The amount of the credit currently equals 20% of the eligible costs and expenses incurred during the rehabilitation of an historic building. Eligible costs and expenses are defined by reference to the definition of “qualified rehabilitation expenditures” under the federal historic tax credit statute. Generally speaking, eligible costs and expenditures are those which are capitalizable into the basis of a building. This includes hard construction costs and may include soft costs such as construction period interest, architectural fees, engineering fees and reasonable developer fees.

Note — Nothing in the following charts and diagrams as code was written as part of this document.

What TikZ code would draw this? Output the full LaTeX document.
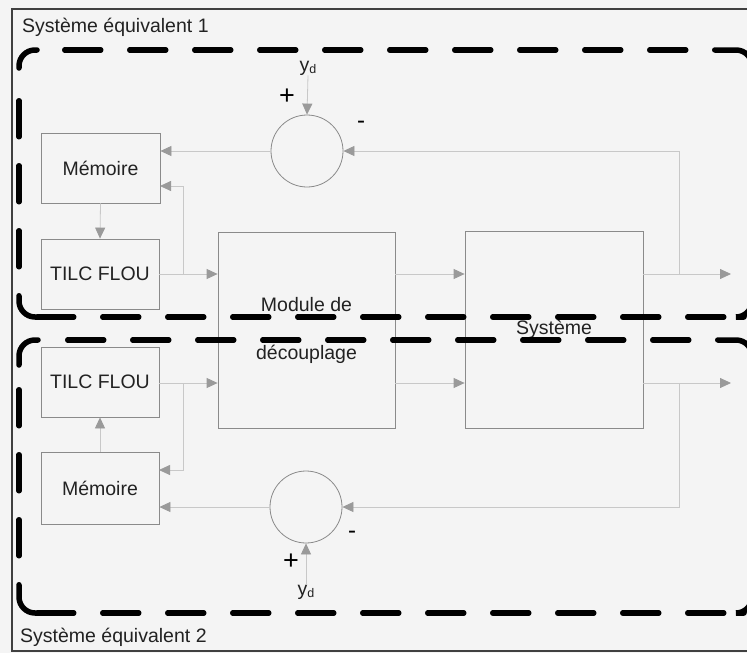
\documentclass[tikz,border=0pt]{standalone}
\usepackage{fontspec}
\setmainfont{Liberation Sans}
\usetikzlibrary{arrows.meta}

\definecolor{paper}{HTML}{F4F4F4}
\definecolor{wire}{HTML}{C8C8C8}
\definecolor{edge}{HTML}{8A8A8A}
\definecolor{tip}{HTML}{9A9A9A}
\definecolor{ink}{HTML}{222222}

\tikzset{
  block/.style={draw=edge, line width=0.8pt, rectangle, inner sep=0pt, text=ink},
  summer/.style={draw=edge, line width=0.8pt, circle, minimum size=72pt, inner sep=0pt},
  conn/.style={draw=wire, line width=0.8pt, -{Triangle[length=11pt,width=10pt,color=tip]}},
  txt/.style={text=ink, inner sep=0pt},
  signtxt/.style={text=black, inner sep=0pt},
  heavy/.style={draw=black, line width=5.5pt, line cap=round, rounded corners=16pt},
  heavydash/.style={heavy, dash pattern=on 36pt off 29pt},
  ydlabel/.style={txt}
}

\newcommand{\refsig}{y\raisebox{-2.5pt}{\fontsize{12.5}{13}\selectfont d}}

\begin{document}
\begin{tikzpicture}[x=1pt, y=-1pt, font=\fontsize{19.5}{23}\selectfont]
  \useasboundingbox (0,0) rectangle (747,653);
  \fill[paper] (0,0) rectangle (747,653);

  % outer frame
  \draw[color=black!75, line width=1.4pt] (12,9) rectangle (770,651);

  % group titles
  \node[txt, anchor=west] (title1) at (22,27) {Système équivalent 1};
  \node[txt, anchor=west] (title2) at (20,637) {Système équivalent 2};

  % blocks
  \node[block, minimum width=119pt, minimum height=70pt] (mem1) at (100.5,168) {Mémoire};
  \node[block, minimum width=118pt, minimum height=70pt] (tilc1) at (100,274) {TILC FLOU};
  \node[block, minimum width=118pt, minimum height=70pt] (tilc2) at (100,382) {TILC FLOU};
  \node[block, minimum width=118pt, minimum height=72pt] (mem2) at (100,488) {Mémoire};
  \node[block, minimum width=177pt, minimum height=196pt, align=center,
        font=\fontsize{19.5}{48}\selectfont] (mod) at (306.5,330) {Module de\\découplage};
  \node[block, minimum width=178pt, minimum height=197pt] (sys) at (554,329.5) {Système};

  % summing junctions
  \node[summer] (sum1) at (307,151) {};
  \node[summer] (sum2) at (306,507) {};

  % reference inputs and signs
  \node[ydlabel] (yd1) at (308,68) {\refsig};
  \node[ydlabel] (yd2) at (306,592) {\refsig};
  \node[signtxt, font=\fontsize{27}{27}\selectfont] (plus1) at (287,97) {+};
  \node[signtxt, font=\fontsize{24}{24}\selectfont] (minus1) at (361,125) {-};
  \node[signtxt, font=\fontsize{27}{27}\selectfont] (plus2) at (291,562) {+};
  \node[signtxt, font=\fontsize{24}{24}\selectfont] (minus2) at (352,535) {-};

  % junction points and free ends
  \coordinate (out1) at (731,274);
  \coordinate (out2) at (731,383);
  \coordinate (br1) at (679,274);
  \coordinate (br2) at (679,383);
  \coordinate (tap1) at (183,274);
  \coordinate (tap2) at (183,383);
  \coordinate (min1) at (160,186);
  \coordinate (min2) at (159,470);

  % upper loop
  \draw[conn] (yd1.south) -- (sum1.north);
  \draw[conn] (tilc1.east) -- (mod.west |- tilc1.east);
  \draw[conn] (mod.east |- tilc1.east) -- (sys.west |- tilc1.east);
  \draw[conn] (sys.east |- tilc1.east) -- (out1);
  \draw[conn] (br1) |- (sum1.east);
  \draw[conn] (sum1.west) -- (sum1.west -| mem1.east);
  \draw[conn] (tap1) |- (min1);
  \draw[conn] (mem1.south) -- (tilc1.north);

  % lower loop
  \draw[conn] (yd2.north) -- (sum2.south);
  \draw[conn] (tilc2.east |- out2) -- (mod.west |- out2);
  \draw[conn] (mod.east |- out2) -- (sys.west |- out2);
  \draw[conn] (sys.east |- out2) -- (out2);
  \draw[conn] (br2) |- (sum2.east);
  \draw[conn] (sum2.west) -- (sum2.west -| mem2.east);
  \draw[conn] (tap2) |- (min2);
  \draw[conn] (mem2.north) -- (tilc2.south);

  % group "Système équivalent 1": dashed rounded frame
  \draw[heavy] (19,68) -- (19,50) -- (37,50);
  \draw[heavydash] (64.75,50) -- (700,50);
  \draw[heavy] (714.75,50) -- (752,50) -- (752,80);
  \draw[heavydash] (19,100.75) -- (19,275);
  \draw[heavy] (19,295.75) -- (19,317) -- (40,317);
  \draw[heavydash] (37.75,317) -- (724,317);
  \draw[heavy] (752,290) -- (752,317) -- (744,317);

  % group "Système équivalent 2": dashed rounded frame
  \draw[heavy] (19,365) -- (19,340) -- (38,340);
  \draw[heavydash] (67.75,340) -- (700,340);
  \draw[heavy] (717.75,340) -- (752,340) -- (752,370);
  \draw[heavydash] (19,389.75) -- (19,570);
  \draw[heavy] (19,584.75) -- (19,613) -- (40,613);
  \draw[heavydash] (37.75,613) -- (724,613);
  \draw[heavy] (752,590) -- (752,613) -- (744,613);
\end{tikzpicture}
\end{document}
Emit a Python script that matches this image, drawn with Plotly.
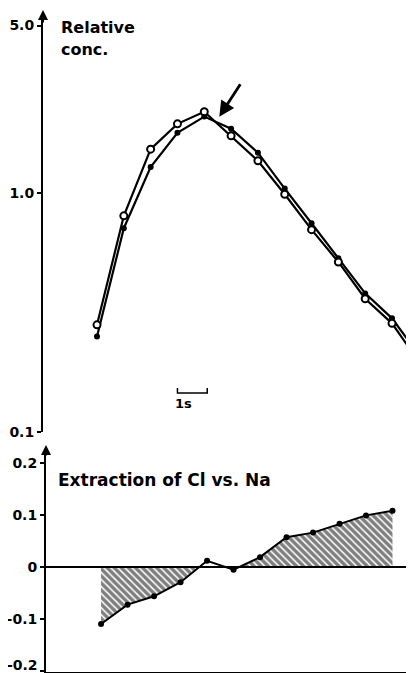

The tax credit for eligible costs and expenses is earned in the year in which the property attributable to the expenditures is placed in service – which in most instances means the year of construction completion. If the amount of the tax credit exceeds a taxpayer’s taxes for the year the property is placed in service, any unused credit may be carried forward up to five years. A taxpayer who is awarded tax credits may also elect to sell its unused tax credits to one or more individuals or entities. The tax credits may be sold or transferred an unlimited number of times.
What are the limitations?
The state historic tax credit does have some limitations that property owners should keep in mind. A taxpayer cannot claim more than five million dollars of credit annually from any downtown development or cultural district, regardless of the number of properties rehabilitated by the taxpayer in the district. In addition, the maximum aggregate total of tax credits that may be reserved annually for all Louisiana taxpayers is one hundred twenty-five million dollars with the credits reserved for applicants on a first come, first served basis.
With this in mind, a property owner can apply for a reservation of credits by filing a “Tax Credit Reservation Form” with SHPO. It is advisable that the reservation form be filed with SHPO contemporaneously with the Part I and Part 2 in order for the property owner to avoid bumping up against the state’s $125,000,000 cap which may come into play in the latter part of a given fiscal year.